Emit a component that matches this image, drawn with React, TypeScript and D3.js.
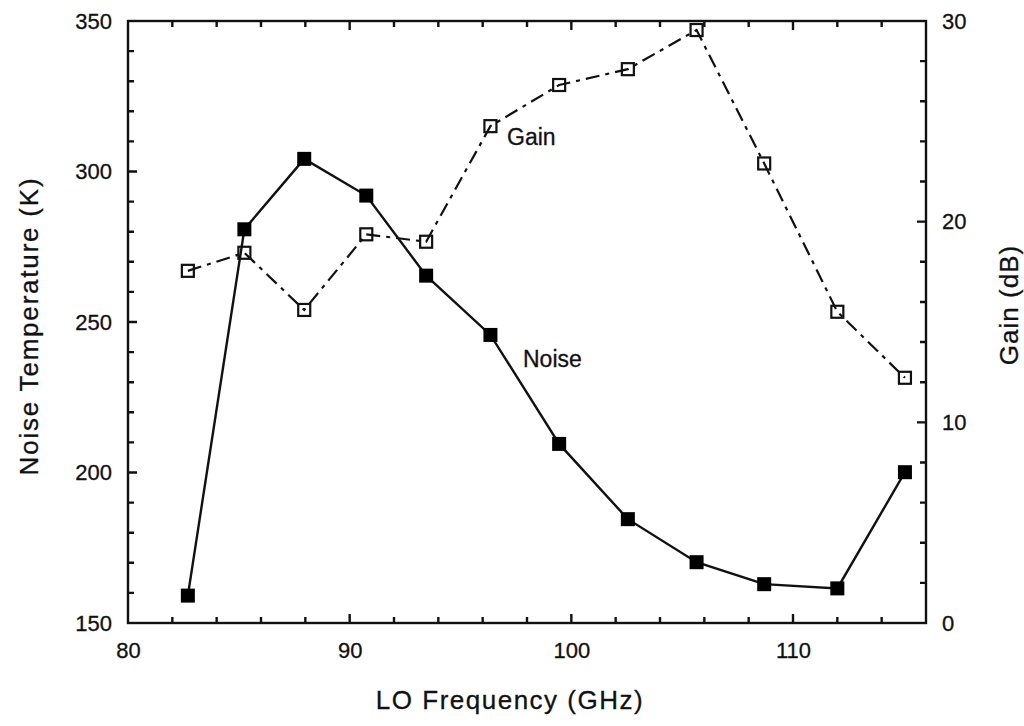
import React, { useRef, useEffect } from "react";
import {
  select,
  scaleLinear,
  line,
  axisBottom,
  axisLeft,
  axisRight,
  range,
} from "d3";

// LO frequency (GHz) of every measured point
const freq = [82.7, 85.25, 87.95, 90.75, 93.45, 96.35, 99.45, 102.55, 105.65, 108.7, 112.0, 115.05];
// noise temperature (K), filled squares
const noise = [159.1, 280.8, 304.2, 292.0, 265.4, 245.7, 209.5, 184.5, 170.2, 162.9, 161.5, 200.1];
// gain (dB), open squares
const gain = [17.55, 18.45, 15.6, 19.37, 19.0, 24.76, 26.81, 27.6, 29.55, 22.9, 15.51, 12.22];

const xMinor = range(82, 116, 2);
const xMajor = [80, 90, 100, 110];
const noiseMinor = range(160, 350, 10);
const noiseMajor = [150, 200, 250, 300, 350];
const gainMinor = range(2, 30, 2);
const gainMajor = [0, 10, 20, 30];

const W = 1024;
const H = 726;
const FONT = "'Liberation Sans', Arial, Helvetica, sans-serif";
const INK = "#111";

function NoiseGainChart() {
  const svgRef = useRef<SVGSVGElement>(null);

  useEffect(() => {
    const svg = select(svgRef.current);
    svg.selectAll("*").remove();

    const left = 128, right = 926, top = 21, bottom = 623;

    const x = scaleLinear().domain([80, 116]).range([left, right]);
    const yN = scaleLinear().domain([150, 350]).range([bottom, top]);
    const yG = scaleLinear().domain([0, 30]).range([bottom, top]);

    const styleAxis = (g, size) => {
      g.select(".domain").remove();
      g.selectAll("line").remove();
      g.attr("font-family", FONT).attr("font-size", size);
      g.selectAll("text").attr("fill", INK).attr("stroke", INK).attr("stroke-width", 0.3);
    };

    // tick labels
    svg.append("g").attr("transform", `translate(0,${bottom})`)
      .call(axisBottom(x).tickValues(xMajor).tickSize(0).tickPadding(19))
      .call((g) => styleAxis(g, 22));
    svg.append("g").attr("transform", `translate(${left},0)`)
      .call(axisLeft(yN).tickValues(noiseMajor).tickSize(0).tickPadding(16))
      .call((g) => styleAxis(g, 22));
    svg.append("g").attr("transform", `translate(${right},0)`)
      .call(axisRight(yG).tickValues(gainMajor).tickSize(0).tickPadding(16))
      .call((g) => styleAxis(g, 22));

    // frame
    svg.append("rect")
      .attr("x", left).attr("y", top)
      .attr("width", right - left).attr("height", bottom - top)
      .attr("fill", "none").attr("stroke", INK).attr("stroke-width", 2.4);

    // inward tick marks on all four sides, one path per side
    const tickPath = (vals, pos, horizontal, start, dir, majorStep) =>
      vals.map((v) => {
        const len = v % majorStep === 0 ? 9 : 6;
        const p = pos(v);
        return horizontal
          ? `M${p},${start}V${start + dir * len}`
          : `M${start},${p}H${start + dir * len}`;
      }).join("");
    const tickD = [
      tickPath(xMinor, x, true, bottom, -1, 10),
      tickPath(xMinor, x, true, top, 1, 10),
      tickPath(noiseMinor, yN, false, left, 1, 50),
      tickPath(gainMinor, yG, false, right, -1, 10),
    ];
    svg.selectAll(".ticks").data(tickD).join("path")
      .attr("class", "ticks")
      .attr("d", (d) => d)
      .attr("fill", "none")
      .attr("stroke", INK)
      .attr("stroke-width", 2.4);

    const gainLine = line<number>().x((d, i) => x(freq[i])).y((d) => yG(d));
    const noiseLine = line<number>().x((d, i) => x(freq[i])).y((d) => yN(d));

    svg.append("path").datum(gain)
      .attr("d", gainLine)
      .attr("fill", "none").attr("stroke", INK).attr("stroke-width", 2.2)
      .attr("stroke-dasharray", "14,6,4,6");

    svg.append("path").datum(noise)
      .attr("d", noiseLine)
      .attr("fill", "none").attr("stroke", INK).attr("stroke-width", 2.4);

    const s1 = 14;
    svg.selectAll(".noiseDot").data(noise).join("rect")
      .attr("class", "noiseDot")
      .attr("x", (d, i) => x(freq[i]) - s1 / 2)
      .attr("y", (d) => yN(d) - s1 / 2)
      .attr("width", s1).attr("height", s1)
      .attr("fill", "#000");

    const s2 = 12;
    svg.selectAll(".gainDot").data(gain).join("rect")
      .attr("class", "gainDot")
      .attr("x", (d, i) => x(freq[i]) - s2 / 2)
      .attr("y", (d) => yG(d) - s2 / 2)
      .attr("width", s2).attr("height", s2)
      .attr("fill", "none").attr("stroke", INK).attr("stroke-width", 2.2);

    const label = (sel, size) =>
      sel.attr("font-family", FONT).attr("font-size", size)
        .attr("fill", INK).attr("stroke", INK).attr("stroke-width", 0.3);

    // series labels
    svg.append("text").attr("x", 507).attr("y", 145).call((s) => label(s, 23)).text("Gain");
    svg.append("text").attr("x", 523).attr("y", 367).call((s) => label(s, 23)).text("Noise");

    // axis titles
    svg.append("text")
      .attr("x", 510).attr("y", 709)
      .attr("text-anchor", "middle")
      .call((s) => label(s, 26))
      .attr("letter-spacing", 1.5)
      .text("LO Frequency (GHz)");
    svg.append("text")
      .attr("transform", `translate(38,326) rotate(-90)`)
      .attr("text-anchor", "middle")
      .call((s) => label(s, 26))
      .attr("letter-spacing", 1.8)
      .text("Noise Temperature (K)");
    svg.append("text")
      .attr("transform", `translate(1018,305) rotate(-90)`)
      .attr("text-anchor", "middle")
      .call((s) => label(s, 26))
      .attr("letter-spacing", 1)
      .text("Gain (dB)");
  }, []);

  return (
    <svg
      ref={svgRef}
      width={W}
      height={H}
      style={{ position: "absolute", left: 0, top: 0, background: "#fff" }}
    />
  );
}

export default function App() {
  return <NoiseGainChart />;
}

▶ _WRITTEN PROBLEM_: Give back the whole listing as it stands, minus its pictures.

▶ _ANSWER TO THIS EXERCISE_:
Emit a component that matches this image, drawn with React, TypeScript and D3.js.
import React, { useRef, useEffect } from "react";
import {
  select,
  scaleLinear,
  line,
  axisBottom,
  axisLeft,
  axisRight,
  range,
} from "d3";

// LO frequency (GHz) of every measured point
const freq = [82.7, 85.25, 87.95, 90.75, 93.45, 96.35, 99.45, 102.55, 105.65, 108.7, 112.0, 115.05];
// noise temperature (K), filled squares
const noise = [159.1, 280.8, 304.2, 292.0, 265.4, 245.7, 209.5, 184.5, 170.2, 162.9, 161.5, 200.1];
// gain (dB), open squares
const gain = [17.55, 18.45, 15.6, 19.37, 19.0, 24.76, 26.81, 27.6, 29.55, 22.9, 15.51, 12.22];

const xMinor = range(82, 116, 2);
const xMajor = [80, 90, 100, 110];
const noiseMinor = range(160, 350, 10);
const noiseMajor = [150, 200, 250, 300, 350];
const gainMinor = range(2, 30, 2);
const gainMajor = [0, 10, 20, 30];

const W = 1024;
const H = 726;
const FONT = "'Liberation Sans', Arial, Helvetica, sans-serif";
const INK = "#111";

function NoiseGainChart() {
  const svgRef = useRef<SVGSVGElement>(null);

  useEffect(() => {
    const svg = select(svgRef.current);
    svg.selectAll("*").remove();

    const left = 128, right = 926, top = 21, bottom = 623;

    const x = scaleLinear().domain([80, 116]).range([left, right]);
    const yN = scaleLinear().domain([150, 350]).range([bottom, top]);
    const yG = scaleLinear().domain([0, 30]).range([bottom, top]);

    const styleAxis = (g, size) => {
      g.select(".domain").remove();
      g.selectAll("line").remove();
      g.attr("font-family", FONT).attr("font-size", size);
      g.selectAll("text").attr("fill", INK).attr("stroke", INK).attr("stroke-width", 0.3);
    };

    // tick labels
    svg.append("g").attr("transform", `translate(0,${bottom})`)
      .call(axisBottom(x).tickValues(xMajor).tickSize(0).tickPadding(19))
      .call((g) => styleAxis(g, 22));
    svg.append("g").attr("transform", `translate(${left},0)`)
      .call(axisLeft(yN).tickValues(noiseMajor).tickSize(0).tickPadding(16))
      .call((g) => styleAxis(g, 22));
    svg.append("g").attr("transform", `translate(${right},0)`)
      .call(axisRight(yG).tickValues(gainMajor).tickSize(0).tickPadding(16))
      .call((g) => styleAxis(g, 22));

    // frame
    svg.append("rect")
      .attr("x", left).attr("y", top)
      .attr("width", right - left).attr("height", bottom - top)
      .attr("fill", "none").attr("stroke", INK).attr("stroke-width", 2.4);

    // inward tick marks on all four sides, one path per side
    const tickPath = (vals, pos, horizontal, start, dir, majorStep) =>
      vals.map((v) => {
        const len = v % majorStep === 0 ? 9 : 6;
        const p = pos(v);
        return horizontal
          ? `M${p},${start}V${start + dir * len}`
          : `M${start},${p}H${start + dir * len}`;
      }).join("");
    const tickD = [
      tickPath(xMinor, x, true, bottom, -1, 10),
      tickPath(xMinor, x, true, top, 1, 10),
      tickPath(noiseMinor, yN, false, left, 1, 50),
      tickPath(gainMinor, yG, false, right, -1, 10),
    ];
    svg.selectAll(".ticks").data(tickD).join("path")
      .attr("class", "ticks")
      .attr("d", (d) => d)
      .attr("fill", "none")
      .attr("stroke", INK)
      .attr("stroke-width", 2.4);

    const gainLine = line<number>().x((d, i) => x(freq[i])).y((d) => yG(d));
    const noiseLine = line<number>().x((d, i) => x(freq[i])).y((d) => yN(d));

    svg.append("path").datum(gain)
      .attr("d", gainLine)
      .attr("fill", "none").attr("stroke", INK).attr("stroke-width", 2.2)
      .attr("stroke-dasharray", "14,6,4,6");

    svg.append("path").datum(noise)
      .attr("d", noiseLine)
      .attr("fill", "none").attr("stroke", INK).attr("stroke-width", 2.4);

    const s1 = 14;
    svg.selectAll(".noiseDot").data(noise).join("rect")
      .attr("class", "noiseDot")
      .attr("x", (d, i) => x(freq[i]) - s1 / 2)
      .attr("y", (d) => yN(d) - s1 / 2)
      .attr("width", s1).attr("height", s1)
      .attr("fill", "#000");

    const s2 = 12;
    svg.selectAll(".gainDot").data(gain).join("rect")
      .attr("class", "gainDot")
      .attr("x", (d, i) => x(freq[i]) - s2 / 2)
      .attr("y", (d) => yG(d) - s2 / 2)
      .attr("width", s2).attr("height", s2)
      .attr("fill", "none").attr("stroke", INK).attr("stroke-width", 2.2);

    const label = (sel, size) =>
      sel.attr("font-family", FONT).attr("font-size", size)
        .attr("fill", INK).attr("stroke", INK).attr("stroke-width", 0.3);

    // series labels
    svg.append("text").attr("x", 507).attr("y", 145).call((s) => label(s, 23)).text("Gain");
    svg.append("text").attr("x", 523).attr("y", 367).call((s) => label(s, 23)).text("Noise");

    // axis titles
    svg.append("text")
      .attr("x", 510).attr("y", 709)
      .attr("text-anchor", "middle")
      .call((s) => label(s, 26))
      .attr("letter-spacing", 1.5)
      .text("LO Frequency (GHz)");
    svg.append("text")
      .attr("transform", `translate(38,326) rotate(-90)`)
      .attr("text-anchor", "middle")
      .call((s) => label(s, 26))
      .attr("letter-spacing", 1.8)
      .text("Noise Temperature (K)");
    svg.append("text")
      .attr("transform", `translate(1018,305) rotate(-90)`)
      .attr("text-anchor", "middle")
      .call((s) => label(s, 26))
      .attr("letter-spacing", 1)
      .text("Gain (dB)");
  }, []);

  return (
    <svg
      ref={svgRef}
      width={W}
      height={H}
      style={{ position: "absolute", left: 0, top: 0, background: "#fff" }}
    />
  );
}

export default function App() {
  return <NoiseGainChart />;
}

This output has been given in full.